In 1986, he married Helen V. Benham, who worked for 33 years at Scholastic as an editorial director, publisher and corporate vice president; they divorced in 2003, but she remained a confidante.
In addition to his son Maurice, who is known as Reece and who was a consultant to Scholastic, his survivors include another son, John, who also consulted with the company; a brother, William; and three sisters, Sue Morrill, Barbara Buckland and Dover Ford.

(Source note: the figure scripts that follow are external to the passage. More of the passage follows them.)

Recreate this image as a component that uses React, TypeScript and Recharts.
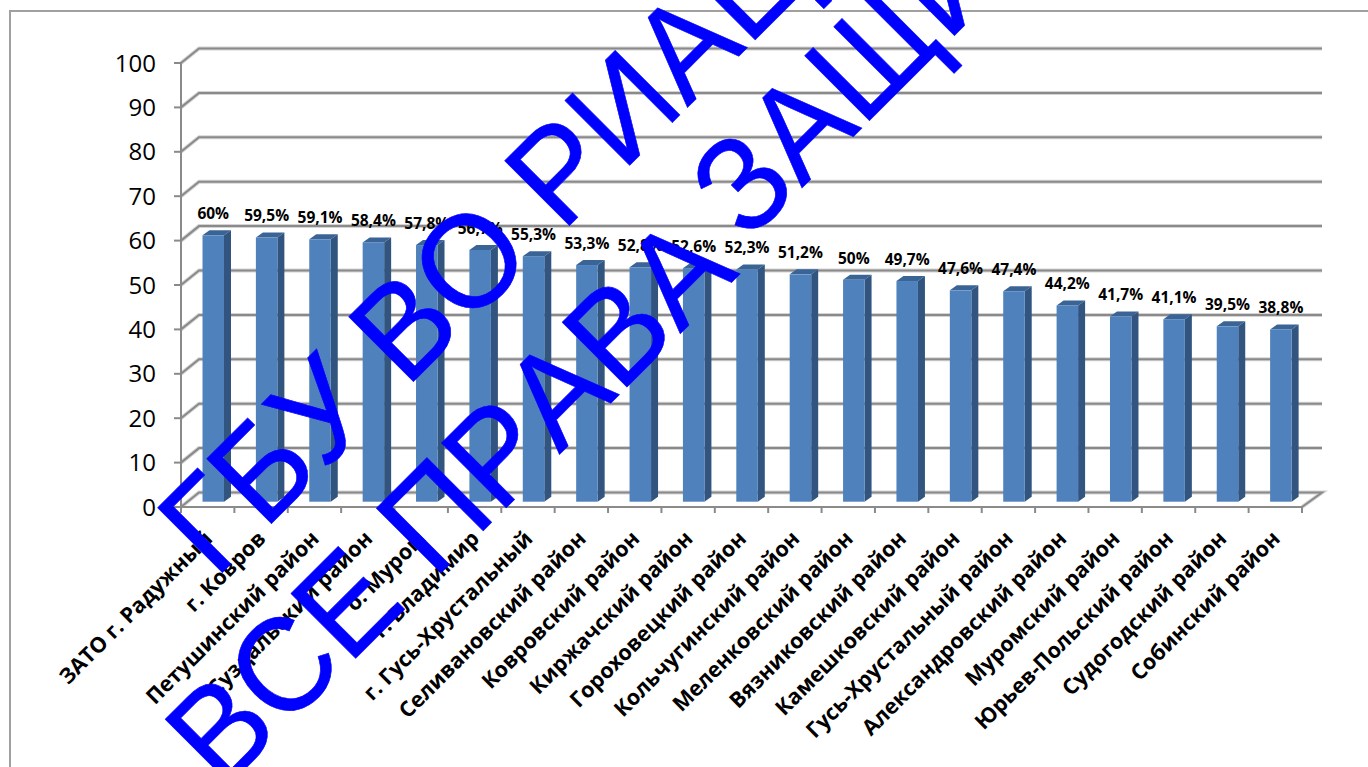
import React from 'react';
import { BarChart, Bar, XAxis, YAxis, CartesianGrid, LabelList } from 'recharts';

const categories = [
  'ЗАТО г. Радужный', 'г. Ковров', 'Петушинский район', 'Суздальский район', 'о. Муром', 'г. Владимир',
  'г. Гусь-Хрустальный', 'Селивановский район', 'Ковровский район', 'Киржачский район', 'Гороховецкий район',
  'Кольчугинский район', 'Меленковский район', 'Вязниковский район', 'Камешковский район',
  'Гусь-Хрустальный район', 'Александровский район', 'Муромский район', 'Юрьев-Польский район',
  'Судогодский район', 'Собинский район',
];
const values = [60, 59.5, 59.1, 58.4, 57.8, 56.7, 55.3, 53.3, 52.8, 52.6, 52.3, 51.2, 50, 49.7, 47.6, 47.4, 44.2, 41.7, 41.1, 39.5, 38.8];
const yTicks = [0, 10, 20, 30, 40, 50, 60, 70, 80, 90, 100];
const watermarkLine1 = 'ГБУ ВО РИАЦ';
const watermarkLine2a = 'ВСЕ ПРАВА';
const watermarkLine2b = 'ЗАЩИЩЕНЫ';

const data = categories.map((name, i) => ({ name, value: values[i] }));

const FONT = '"Open Sans", "Noto Sans", sans-serif';
const WM_FONT = '"Liberation Sans", Arial, sans-serif';
const GRID = '#8a8a8a';
const WALL_DX = 18;
const WALL_DY = 14.5;
const BAR_DX = 5.5;
const BAR_DY = 5.3;
const DEPTH_X = 7;
const DEPTH_Y = 5;

const GridLine = (p: any) => {
  const { x1, x2, y1 } = p;
  const isFloor = Math.abs(y1 - 507) < 1;
  const d = `M${x1},${y1} L${x1 + WALL_DX},${y1 - WALL_DY} L${x2 + WALL_DX + 2},${y1 - WALL_DY}${isFloor ? ` L${x2},${y1}` : ''}`;
  return (
    <g key={p.key}>
      <path d={d} fill="none" stroke="#d4d4d4" strokeWidth={4} />
      <path d={d} fill="none" stroke={GRID} strokeWidth={2} />
    </g>
  );
};

const Bar3D = (p: any) => {
  const x = p.x + BAR_DX;
  const y = p.y - BAR_DY;
  const w = p.width;
  const h = p.height;
  return (
    <g>
      <path d={`M${x},${y} L${x + DEPTH_X},${y - DEPTH_Y} L${x + w + DEPTH_X},${y - DEPTH_Y} L${x + w},${y} Z`} fill="#3b6496" />
      <path d={`M${x + w},${y} L${x + w + DEPTH_X},${y - DEPTH_Y} L${x + w + DEPTH_X},${y + h - DEPTH_Y} L${x + w},${y + h} Z`} fill="#325580" />
      <rect x={x} y={y} width={w} height={h} fill="#4f81bd" />
    </g>
  );
};

const XTick = (p: any) => {
  const { x, payload, width, visibleTicksCount, index } = p;
  const slot = width / visibleTicksCount;
  const top = 507;
  const left = x - slot / 2;
  return (
    <g>
      <line x1={left} x2={left} y1={top} y2={top + 6} stroke={GRID} strokeWidth={2} />
      {index === visibleTicksCount - 1 && <line x1={left + slot} x2={left + slot} y1={top} y2={top + 6} stroke={GRID} strokeWidth={2} />}
      <text
        x={x + 6}
        y={top + 33}
        textAnchor="end"
        transform={`rotate(-45 ${x + 6} ${top + 33})`}
        fontFamily={FONT}
        fontWeight={700}
        fontSize={21.5}
        fill="#000"
      >
        {payload.value}
      </text>
    </g>
  );
};

const ValueLabel = (p: any) => {
  const { x, y, width, value } = p;
  return (
    <text
      x={x + width / 2 + BAR_DX}
      y={y - 21.4}
      textAnchor="middle"
      fontFamily={FONT}
      fontWeight={700}
      fontSize={15.5}
      fill="#000"
    >
      {`${String(value).replace('.', ',')}%`}
    </text>
  );
};

const Watermark = ({ text, x, y }: { text: string; x: number; y: number }) => (
  <text
    transform={`translate(${x},${y}) rotate(-45) scale(1,1.04)`}
    fontFamily={WM_FONT}
    fontSize={128}
    fill="#0000ff"
    stroke="#0000ff"
    strokeWidth={0.6}
    style={{ fontKerning: 'none' }}
  >
    {text}
  </text>
);

export default function App() {
  return (
    <div style={{ position: 'absolute', left: 0, top: 0, width: 1368, height: 767, overflow: 'hidden', background: '#fff' }}>
      <div style={{ position: 'absolute', left: 9, top: 10, width: 1368, height: 767, borderLeft: '2px solid #a0a0a0', borderTop: '2px solid #a0a0a0' }} />
      <div style={{ position: 'absolute', left: 0, top: 0 }}>
        <BarChart
          width={1368}
          height={767}
          data={data}
          margin={{ top: 63, right: 66, bottom: 0, left: 0 }}
          barSize={21.5}
        >
          <CartesianGrid vertical={false} horizontal={GridLine as any} />
          <XAxis
            dataKey="name"
            interval={0}
            height={260}
            tickLine={false}
            axisLine={{ stroke: GRID, strokeWidth: 2 }}
            tick={XTick as any}
          />
          <YAxis
            width={181}
            domain={[0, 100]}
            ticks={yTicks}
            interval={0}
            tickSize={7}
            tickMargin={18}
            axisLine={{ stroke: GRID, strokeWidth: 2 }}
            tickLine={{ stroke: GRID, strokeWidth: 2 }}
            tick={{ fontFamily: FONT, fontSize: 24, fill: '#000' }}
          />
          <Bar dataKey="value" shape={Bar3D as any} isAnimationActive={false}>
            <LabelList dataKey="value" content={ValueLabel as any} />
          </Bar>
        </BarChart>
      </div>
      <svg width={1368} height={767} style={{ position: 'absolute', left: 0, top: 0, pointerEvents: 'none' }}>
        <Watermark text={watermarkLine1} x={215} y={580} />
        <Watermark text={watermarkLine2a} x={222.5} y={791.5} />
        <Watermark text={watermarkLine2b} x={747} y={243} />
      </svg>
    </div>
  );
}
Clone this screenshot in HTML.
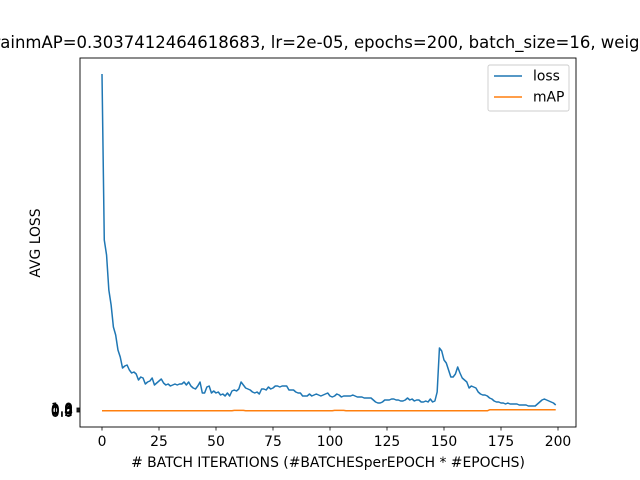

When he was a child, Mr. Robinson recalled, he never tired of hearing his mother read to him from “The Little Engine That Could” and “Mr. Popper’s Penguins.” His favorite novel of all time, he told The Times in 1999, was James Joyce’s first novel, “A Portrait of the Artist as a Young Man,” which inspired him as publisher of Scholastic.
Joyce’s novel was a coming-of-age story but by no means a children’s book. It begins, though, as many a fanciful story for young readers might, with the words “Once upon a time.”